If you suspect that lawmakers advocate for their own interests, the findings of a new study may confirm your suspicions.
Wealthier Congressmen are more likely to support cutting or repealing the estate tax, a tax on assets bequeathed to heirs after death, according to a new study from researchers at the University of Colorado and University of Notre Dame. This holds true on both roll call votes and bill co-sponsorships, regardless of political party, Congressmen's general attitude toward taxes and their constituents' opinions, the study found.
Between 2005 and 2006, nearly half of all members of Congress with assets of more than $1 million co-sponsored at least one bill that would reform or repeal the estate tax, according to the study.
The estate tax, sometimes referred to as the "death tax," has been surprisingly difficult to increase, even though it affects only the wealthy. For example, it will only affect 0.14 percent of the people who die this year, according to the Tax Policy Center. If the government had done nothing, the top estate tax rate would have spiked to 55 percent on Jan. 1, and the estate tax would have impacted all estates worth more than $1 million.
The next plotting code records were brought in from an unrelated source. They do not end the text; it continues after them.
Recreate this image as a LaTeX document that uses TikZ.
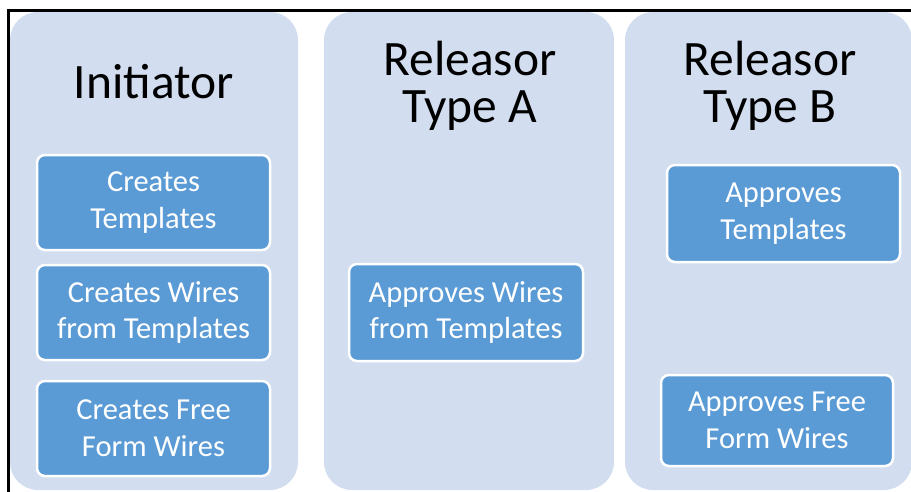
\documentclass[tikz,border=0pt]{standalone}
\usepackage{fontspec}
\setmainfont{Carlito}
\definecolor{lanefill}{HTML}{D2DEEF}
\definecolor{taskfill}{HTML}{5B9BD5}
\begin{document}
\begin{tikzpicture}[x=1pt,y=-1pt,
  lane/.style={fill=lanefill, rounded corners=28pt},
  lanetitle/.style={anchor=base, align=center, text=black,
    font=\fontsize{49.5}{47}\selectfont, inner sep=0pt},
  task/.style={draw=white, line width=2.5pt, fill=taskfill, rounded corners=8pt,
    text=white, align=center, font=\fontsize{30.5}{36.6}\selectfont,
    inner sep=0pt, minimum width=233pt, minimum height=95pt}]
  \useasboundingbox (0,0) rectangle (911,491);
  % swim lanes
  \path[lane] (10,12) rectangle (298,490);
  \path[lane] (324,12) rectangle (614,490);
  \path[lane] (625,12) rectangle (912,490);
  % lane titles (base anchor sits on the last line)
  \node[lanetitle] (tinit) at (154,98) {Initiator};
  \node[lanetitle] (trela) at (470,122) {Releasor\\Type A};
  \node[lanetitle] (trelb) at (770,122) {Releasor\\Type B};
  % tasks
  \node[task] (b1) at (153.5,202.5) {Creates\\Templates};
  \node[task] (b2) at (153.5,312.5) {Creates Wires\\from Templates};
  \node[task] (b3) at (153.5,428.5) {Creates Free\\Form Wires};
  \node[task, minimum width=234pt, minimum height=97pt] (a1) at (466,312.5) {Approves Wires\\from Templates};
  \node[task, minimum height=97pt] (c1) at (783.5,213.5) {Approves\\Templates};
  \node[task, minimum width=232pt, minimum height=91pt] (c2) at (777,420.5) {Approves Free\\Form Wires};
  % frame
  \draw[line width=3pt] (8,492) -- (8,10) -- (912,10);
\end{tikzpicture}
\end{document}
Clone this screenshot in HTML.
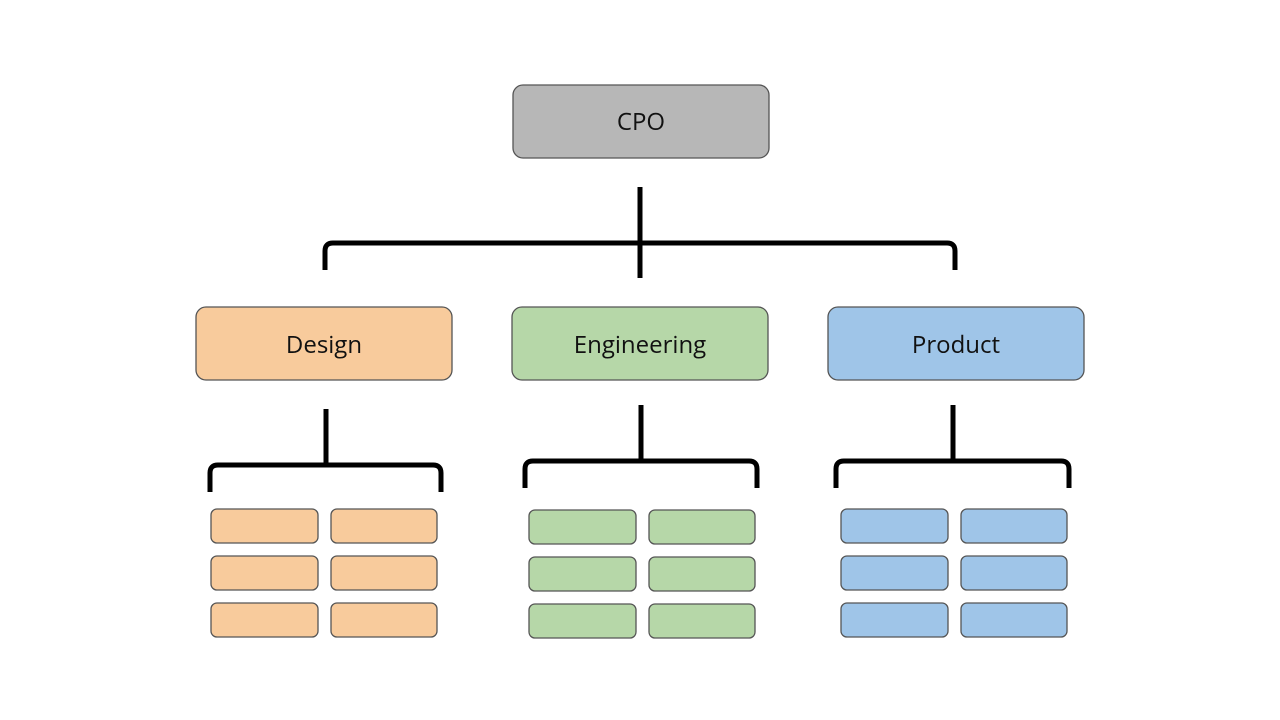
<!DOCTYPE html>
<html><head><meta charset="utf-8"><style>
html,body{margin:0;padding:0;background:#fff;}
svg{display:block;}
text{font-family:"Open Sans","DejaVu Sans","Liberation Sans",sans-serif;font-size:24px;fill:#111;}
</style></head><body>
<svg width="1280" height="720" viewBox="0 0 1280 720" xmlns="http://www.w3.org/2000/svg">
<g fill="none" stroke="#000" stroke-width="5" stroke-linejoin="round">
<line x1="640" y1="187" x2="640" y2="278"/>
<path d="M325 270 V251 Q325 243 333 243 H947 Q955 243 955 251 V270"/>
<line x1="326" y1="409" x2="326" y2="465"/>
<path d="M210 492 V473 Q210 465 218 465 H433 Q441 465 441 473 V492"/>
<line x1="641" y1="405" x2="641" y2="461"/>
<path d="M525 488 V469 Q525 461 533 461 H749 Q757 461 757 469 V488"/>
<line x1="953" y1="405" x2="953" y2="461"/>
<path d="M836 488 V469 Q836 461 844 461 H1061 Q1069 461 1069 469 V488"/>
</g>
<g stroke="#555" stroke-width="1.3">
<rect x="513" y="85" width="256" height="73" rx="10" fill="#b7b7b7"/>
<rect x="196" y="307" width="256" height="73" rx="10" fill="#f8cb9c"/>
<rect x="512" y="307" width="256" height="73" rx="10" fill="#b6d7a8"/>
<rect x="828" y="307" width="256" height="73" rx="10" fill="#9fc5e8"/>
</g>
<text x="641" y="130" text-anchor="middle">CPO</text>
<text x="324" y="353" text-anchor="middle">Design</text>
<text x="640" y="353" text-anchor="middle">Engineering</text>
<text x="956" y="353" text-anchor="middle">Product</text>
<g stroke="#555" stroke-width="1.3" fill="#f8cb9c">
<rect x="211" y="509" width="107" height="34" rx="6"/><rect x="331" y="509" width="106" height="34" rx="6"/>
<rect x="211" y="556" width="107" height="34" rx="6"/><rect x="331" y="556" width="106" height="34" rx="6"/>
<rect x="211" y="603" width="107" height="34" rx="6"/><rect x="331" y="603" width="106" height="34" rx="6"/>
</g>
<g stroke="#555" stroke-width="1.3" fill="#b6d7a8">
<rect x="529" y="510" width="107" height="34" rx="6"/><rect x="649" y="510" width="106" height="34" rx="6"/>
<rect x="529" y="557" width="107" height="34" rx="6"/><rect x="649" y="557" width="106" height="34" rx="6"/>
<rect x="529" y="604" width="107" height="34" rx="6"/><rect x="649" y="604" width="106" height="34" rx="6"/>
</g>
<g stroke="#555" stroke-width="1.3" fill="#9fc5e8">
<rect x="841" y="509" width="107" height="34" rx="6"/><rect x="961" y="509" width="106" height="34" rx="6"/>
<rect x="841" y="556" width="107" height="34" rx="6"/><rect x="961" y="556" width="106" height="34" rx="6"/>
<rect x="841" y="603" width="107" height="34" rx="6"/><rect x="961" y="603" width="106" height="34" rx="6"/>
</g>
</svg>
</body></html>
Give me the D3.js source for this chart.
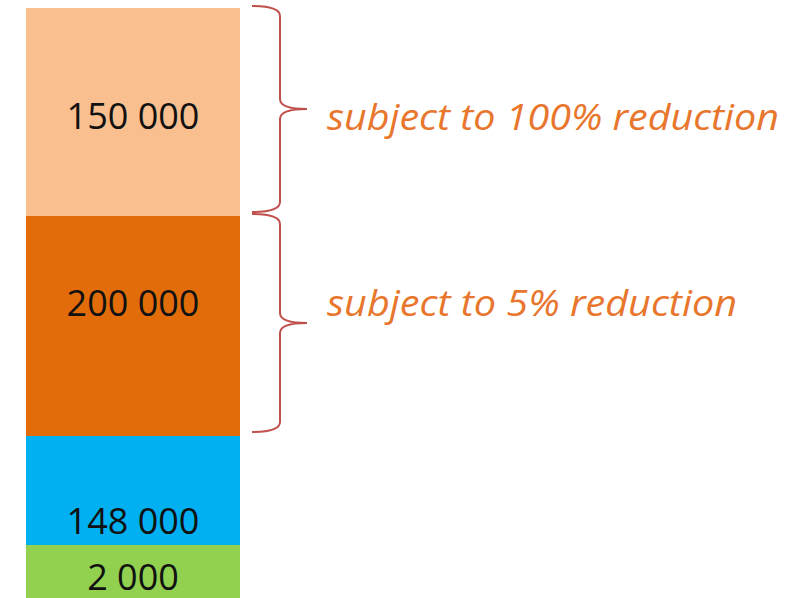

But instead, the government maintained the threshold at roughly $5 million and increased the top estate tax rate to 40 percent.
Congressmen are significantly richer than the rest of the country, and members of the House of Representatives have been getting richer. The average U.S. Representative had a net worth of $6.5 million in 2011, up from $4.3 million in 2004, according to the Center for Responsive Politics. The average U.S. Senator had a net worth of $13.9 million in 2011, slightly lower than in 2004.
Meanwhile, the median U.S. household's net worth was just $66,740 in 2010, 35 percent lower than in 2005, according to the Census Bureau.